Janie O'Connor, Mason's partner, has been hosting the Silent Noise parties at Palolem, keeping Mason's legacy alive as he battles memory loss in London after a bike accident on the streets of Goa two years ago.
"In the past couple of years there have been several copycats, and last year we had to switch venues due to this. But I guess it's a compliment," says a sporting O'Connor about the growing trend.
The Laughing Buddha Bar and Alpha Bar are the two other venues that have begun hosting headphone parties on Tuesdays and Thursdays, respectively.
But they are harder to find as it isn't easy tracking down a disco when you cannot hear the music!
Silent Noise, on the other hand, hosts its parties at On the Rocks, near Neptune Point, on alternate Saturdays, with its party symbol (a neon pink cow head with headphones) glowing and intriguing passersby.
It also incorporates a lot of visuals, such as aerial performers, circus acts, LED and fire shows — making silent disco into a unique audio-visual experience.
At Neptune Point, there are three DJs who play simultaneously and you can switch between channels on the headphones; at Alpha Bar and Laughing Buddha there are only two.
Each DJ plays a different genre of music.
For instance, Channel 1 lights up the headphones in blue and plays house music, Channel 2 is red and meant for electronic and progressive music, while Channel 3 is green with a mixed bag of funk and alternative tunes right from A-ha to Oasis to Arctic Monkeys to Daft Punk.
While it may seem strange at first, you get used to the headphone-feeling really quickly because the competing DJs do not let up on any opportunity to keep you hooked to their channels.
Funnily enough, since it isn't all that easy to gauge how loud you're speaking or singing when wearing headphones, people end up shouting in wild abandon.
While we're told that top-rated DJs have been flown in for Channels 1 and 2, more often than not we end up tuning in to Channel 3 just to be able to jump and sing along.
Yours truly had to be shushed every time a classic 1980s hit came on -- so much for the silence. (Nostalgic favourites playing in a faraway land will do that to you too.)
While the music was fantastic, it was still pretty nice to have the freedom to switch off every now and then, to have a drink or two (or five or seven) and strike up a conversation with friends and fellow partygoers alike.
Though everyone danced to his own beats, in the haze of red, blue and green, you are caught up with your own little clique and match their steps.
There was even one party animal who decided he was just too cool for this scene and preferred his own music -- dancing away to his iPod.
Some grooved to trance, others were doing The Robot, and one was trying to moonwalk across the sand.
Different tracks can totally wreck your synchronised dance moves, but hardly anybody seemed bothered by that, immersing themselves in the total experience.

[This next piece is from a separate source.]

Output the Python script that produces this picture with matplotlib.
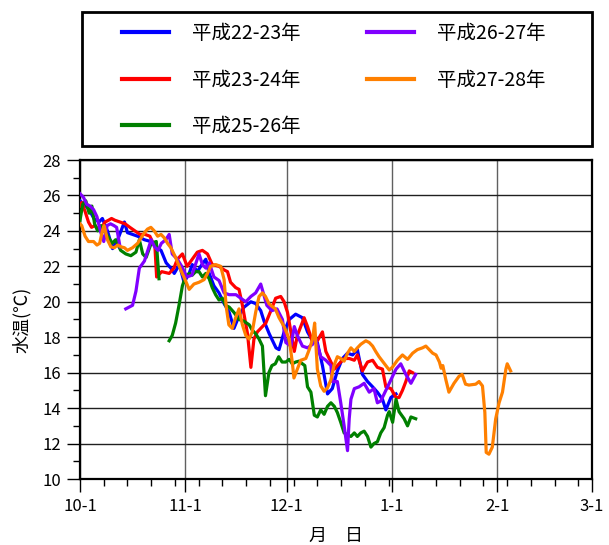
import numpy as np
import matplotlib
matplotlib.use('Agg')
import matplotlib.pyplot as plt
from matplotlib.lines import Line2D
from matplotlib.patches import Rectangle

plt.rcParams['font.family'] = ['Noto Sans CJK JP', 'DejaVu Sans']

# water temperature (deg C), x = days counted from 10-1, nan = missing days
h22_23 = [(0, 25.7), (1.2, 25.5), (2.7, 25.2), (4.1, 24.7), (5.6, 24.5), (6.6, 24.7),
          (8.1, 24.0), (9.6, 23.0), (11.1, 23.5), (13.1, 24.5), (14.0, 23.9), (15.5, 23.8),
          (17.0, 23.7), (19.0, 23.5), (20.9, 23.4), (22.4, 23.1), (23.9, 22.9), (25.4, 22.2),
          (26.8, 21.9), (27.8, 21.6), (29.3, 22.1), (30.7, 21.1), (32.2, 21.6), (33.1, 22.1),
          (34.6, 21.7), (35.6, 22.0), (37.1, 22.4), (38.1, 21.6), (39.5, 20.9), (41.0, 20.5),
          (42.5, 19.9), (44.0, 19.4), (45.4, 18.5), (46.9, 19.2), (48.4, 19.7), (50.4, 20.0),
          (51.8, 19.9), (53.3, 19.5), (54.3, 18.9), (55.8, 18.2), (57.8, 17.4), (58.7, 17.3),
          (60.2, 18.3), (61.7, 19.0), (63.6, 19.3), (65.6, 19.1), (67.1, 18.3), (68.6, 17.8),
          (70.0, 17.7), (71.5, 16.4), (73.0, 14.8), (74.4, 15.1), (75.9, 16.1), (77.4, 16.8),
          (78.9, 17.1), (80.4, 17.0), (81.8, 17.3), (83.3, 15.9), (84.8, 15.5), (86.3, 15.2),
          (87.7, 14.9), (89.2, 14.5), (90.2, 13.9), (91.7, 14.6), (93.2, 14.8)]

h23_24 = [(0, 25.4), (0.5, 25.6), (1.5, 25.1), (2.5, 24.5), (3.4, 24.2), (4.4, 24.3),
          (5.4, 24.1), (6.4, 24.2), (7.4, 24.5), (8.4, 24.6), (9.3, 24.7), (10.3, 24.6),
          (11.8, 24.5), (13.3, 24.4), (14.7, 24.2), (16.2, 24.0), (17.7, 23.8), (19.2, 23.8),
          (20.6, 23.7), (22.1, 23.1), (22.6, 21.4), (24.1, 21.7), (26.3, 21.6), (27.7, 21.9),
          (28.7, 22.4), (30.2, 22.7), (31.6, 22.0), (33.1, 22.4), (34.6, 22.8), (36.1, 22.9),
          (37.6, 22.7), (39.0, 22.1), (41.0, 22.0), (42.5, 21.8), (43.5, 21.7), (44.4, 21.1),
          (45.9, 20.8), (46.9, 20.7), (47.9, 19.8), (49.4, 18.2), (50.4, 16.3), (51.3, 17.9),
          (52.3, 18.3), (53.8, 18.6), (54.8, 18.8), (56.3, 19.5), (57.7, 20.2), (59.2, 20.3),
          (60.2, 20.0), (61.2, 19.4), (62.2, 18.3), (63.2, 17.2), (64.1, 18.1), (65.1, 18.6),
          (66.1, 19.1), (67.1, 18.6), (68.6, 17.7), (70.0, 17.8), (71.5, 18.3), (72.5, 17.2),
          (74.0, 16.6), (75.0, 16.2), (76.4, 16.5), (77.9, 16.8), (79.4, 16.8), (80.9, 16.7),
          (81.8, 17.0), (83.3, 16.1), (84.8, 16.6), (86.3, 16.7), (87.7, 16.3), (89.2, 16.2),
          (90.2, 15.2), (91.7, 15.1), (93.2, 14.6), (94.1, 14.6), (95.1, 15.0), (96.1, 15.5),
          (97.1, 16.1), (98.1, 16.0)]

h25_26 = [(0, 24.6), (0.8, 25.5), (1.7, 25.7), (2.7, 25.0), (3.5, 25.4), (4.3, 24.4),
          (5.2, 24.0), (6.2, 24.3), (7.5, 23.9), (9.5, 23.3), (10.5, 23.5), (12.0, 22.9),
          (13.5, 22.7), (15.0, 22.6), (16.5, 22.8), (17.5, 23.5), (18.5, 22.7), (19.5, 22.5),
          (21.0, 23.3), (22.5, 23.4), (23.3, 21.3), (24.8, np.nan),
          (26.3, 17.8), (27.2, 18.1), (28.2, 18.8), (29.2, 19.8), (30.2, 20.9), (31.1, 21.4),
          (32.2, 21.6), (33.1, 21.5), (34.1, 21.7), (35.1, 21.7), (36.1, 21.4), (37.1, 21.6),
          (38.1, 21.3), (39.0, 20.8), (40.0, 20.4), (41.0, 20.1), (42.0, 20.2), (42.9, 19.8),
          (44.0, 19.7), (45.4, 19.4), (46.9, 19.0), (48.4, 18.9), (49.9, 18.7), (50.8, 18.4),
          (51.8, 18.2), (52.8, 17.9), (53.8, 17.5), (54.7, 14.7), (55.7, 16.0), (56.6, 16.4),
          (57.6, 16.5), (58.6, 16.9), (59.6, 16.6), (60.7, 16.6), (61.7, 16.75), (62.6, 16.5),
          (63.6, 16.6), (64.6, 16.65), (65.6, 16.5), (66.3, 16.4), (67.1, 15.2), (68.1, 14.9),
          (69.1, 13.6), (70.0, 13.5), (71.0, 13.9), (72.0, 13.65), (73.0, 14.1), (74.0, 14.3),
          (75.0, 14.1), (75.9, 13.75), (76.9, 13.2), (77.9, 12.6), (78.9, 12.5), (79.9, 12.4),
          (80.9, 12.6), (81.8, 12.4), (82.8, 12.6), (83.8, 12.7), (84.8, 12.4), (85.8, 11.8),
          (86.7, 12.0), (87.7, 12.1), (88.7, 12.6), (89.7, 12.9), (90.7, 13.6), (91.2, 13.8),
          (92.2, 13.2), (93.2, 14.5), (94.1, 13.8), (95.6, 13.4), (96.6, 13.0), (97.6, 13.5),
          (99.0, 13.4)]

h26_27 = [(0, 26.1), (1, 25.9), (2, 25.5), (3, 25.4), (4, 25.2), (5, 24.8), (6, 24.0),
          (7, 23.4), (8, 24.3), (9, 24.4), (10, 24.3), (10.8, 24.2), (11.8, 23.1), (12.6, np.nan),
          (13.5, 19.6), (14.5, 19.7), (15.5, 19.8), (16.5, 20.6), (17.5, 21.9), (19.0, 22.3),
          (20.0, 22.9), (21.0, 23.5), (22.0, 23.1), (23.0, 22.9), (24.0, 23.3), (25.3, 23.5),
          (26.3, 23.8), (27.2, 22.7), (28.7, 22.4), (30.0, 22.0), (31.5, 21.4), (33.0, 21.5),
          (35.1, 22.7), (36.1, 22.1), (37.1, 21.9), (38.1, 22.2), (39.5, 21.4), (41.0, 21.2),
          (42.5, 20.5), (44.0, 20.4), (46.0, 20.4), (47.4, 20.2), (48.9, 20.0), (50.4, 20.3),
          (51.8, 20.5), (53.3, 21.0), (54.2, 20.4), (55.1, 19.8), (56.6, 19.5), (58.1, 19.6),
          (59.7, 19.0), (60.7, 17.7), (62.2, 17.5), (63.2, 18.6), (64.1, 18.1), (65.6, 17.5),
          (67.1, 17.4), (68.6, 17.6), (69.5, 17.9), (71.0, 16.9), (72.5, 16.7), (74.0, 16.4),
          (74.4, 15.5), (75.9, 15.5), (76.9, 14.3), (77.9, 13.0), (78.9, 11.6), (79.4, 13.4),
          (79.9, 14.5), (80.9, 15.1), (82.3, 15.2), (83.8, 15.4), (85.3, 14.9), (86.7, 15.1),
          (87.7, 14.3), (88.7, 14.4), (89.7, 14.8), (90.7, 15.2), (91.7, 15.6), (93.2, 16.2),
          (94.6, 16.5), (96.1, 15.9), (97.6, 15.4), (99.0, 15.9)]

h27_28 = [(0, 24.4), (0.5, 24.3), (1.5, 23.7), (2.5, 23.4), (4.0, 23.4), (5.0, 23.2),
          (5.8, 23.3), (6.6, 24.0), (7.1, 24.3), (8.1, 23.5), (9.1, 23.1), (10.1, 23.05),
          (11.1, 23.2), (12.1, 23.1), (13.1, 23.05), (14.0, 22.9), (15.5, 23.05), (17.0, 23.3),
          (18.0, 23.6), (19.0, 23.9), (19.9, 24.1), (20.9, 24.2), (21.9, 24.0), (22.9, 23.7),
          (23.9, 23.8), (24.9, 23.6), (25.8, 23.3), (26.8, 23.05), (28.2, 22.5), (29.7, 21.8),
          (31.1, 21.2), (32.2, 20.7), (33.6, 21.0), (35.1, 21.1), (36.6, 21.25), (37.6, 21.6),
          (38.5, 22.0), (40.0, 22.1), (41.5, 22.0), (42.5, 21.25), (43.1, 19.75), (43.9, 18.7),
          (44.9, 18.5), (45.9, 19.1), (46.9, 19.6), (47.9, 18.7), (48.9, 18.1), (49.9, 17.9),
          (50.8, 18.3), (51.8, 19.4), (52.8, 20.3), (53.8, 20.5), (54.7, 20.3), (55.7, 19.9),
          (56.6, 19.75), (57.6, 19.6), (58.7, 19.1), (60.2, 18.6), (61.7, 17.9), (62.6, 16.6),
          (63.1, 15.7), (64.1, 16.2), (65.1, 16.7), (66.6, 16.8), (67.6, 17.3), (68.6, 17.9),
          (69.2, 18.8), (69.6, 17.5), (70.0, 16.2), (71.0, 15.25), (72.0, 14.95), (73.0, 15.15),
          (74.0, 15.6), (74.9, 16.4), (75.9, 16.9), (76.9, 16.8), (77.9, 16.65), (78.9, 17.1),
          (79.9, 17.4), (80.9, 17.2), (81.8, 17.4), (82.8, 17.6), (84.3, 17.8), (85.3, 17.7),
          (86.3, 17.5), (87.2, 17.2), (88.2, 16.9), (89.2, 16.65), (90.2, 16.4), (91.2, 16.15),
          (92.1, 16.3), (93.6, 16.7), (95.1, 17.0), (96.6, 16.75), (98.1, 17.1), (99.5, 17.3),
          (101.0, 17.4), (102.0, 17.5), (103.0, 17.3), (104.0, 17.1), (105.0, 17.0), (106.0, 16.6),
          (106.5, 16.25), (107.0, 16.4), (107.9, 15.6), (108.8, 14.9), (110.3, 15.4), (111.8, 15.8),
          (112.7, 15.9), (113.7, 15.35), (114.7, 15.3), (116.7, 15.35), (117.7, 15.5), (118.7, 15.25),
          (119.4, 13.75), (119.8, 11.5), (120.6, 11.4), (121.6, 11.8), (122.6, 13.4), (123.6, 14.3),
          (124.6, 14.9), (125.6, 16.2), (126.0, 16.5), (127.0, 16.1)]

series = [h22_23, h23_24, h25_26, h26_27, h27_28]
labels = ['平成22-23年', '平成23-24年', '平成25-26年', '平成26-27年', '平成27-28年']
colors = ['#0000ff', '#ff0000', '#008000', '#8000ff', '#ff8000']

month_days = [0, 31, 61, 92, 123, 151]
month_labels = ['10-1', '11-1', '12-1', '1-1', '2-1', '3-1']

fig = plt.figure(figsize=(6.09, 5.45), dpi=100)
ax = fig.add_axes([80 / 609, 1 - 479 / 545, 512 / 609, 319 / 545])

for data, lab, col in zip(series, labels, colors):
    d = np.array(data, dtype=float)
    ax.plot(d[:, 0], d[:, 1], color=col, lw=2.3, label=lab, solid_joinstyle='round', zorder=3)

ax.set_xlim(0, 151)
ax.set_ylim(10, 28)
ax.set_xticks(month_days)
ax.set_xticklabels(month_labels)
ax.set_xticks(np.arange(0, 152, 7), minor=True)
ax.set_yticks(np.arange(10, 29, 2))
ax.set_yticks(np.arange(10, 29, 1), minor=True)

ax.grid(axis='y', which='major', color='#202020', lw=1.0)
ax.grid(axis='x', which='major', color='#606060', lw=1.0)
ax.set_axisbelow(True)

for sp in ax.spines.values():
    sp.set_linewidth(1.6)
    sp.set_color('black')

ax.tick_params(which='major', direction='out', length=9.5, width=1, labelsize=12, pad=4)
ax.tick_params(which='minor', direction='out', length=5, width=1)
ax.tick_params(top=False, right=False, which='both')

ax.set_ylabel('水温(℃)', fontsize=13)
ax.yaxis.set_label_coords(-0.096, 0.5)
ax.set_xlabel('月\u3000日', fontsize=13)
ax.xaxis.set_label_coords(0.5, -0.15)

# legend box above the plot
fig.patches.append(Rectangle((82 / 609, 1 - 146 / 545), 510 / 609, 134 / 545,
                             transform=fig.transFigure, fill=False, edgecolor='black', lw=2))
handles = [Line2D([], [], color=c, lw=3) for c in colors]
fig.legend(handles, labels, loc='center', bbox_to_anchor=(334 / 609, 1 - 80 / 545), ncol=2,
           frameon=False, fontsize=14, handlelength=2.4, handletextpad=1.2,
           columnspacing=3.4, labelspacing=1.3)

fig.savefig('out.png', dpi=100)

O'Connor tells me that "at the moment, due to police restrictions we can only do two parties a month, but this has made us more exclusive and given us extra time to tour."
Silent Noise has held events at nearly every major city across India and in Europe, and even hosts headphone parties at weddings.
As O'Connor says, "It's the perfect solution to decide what music to play on the special day!"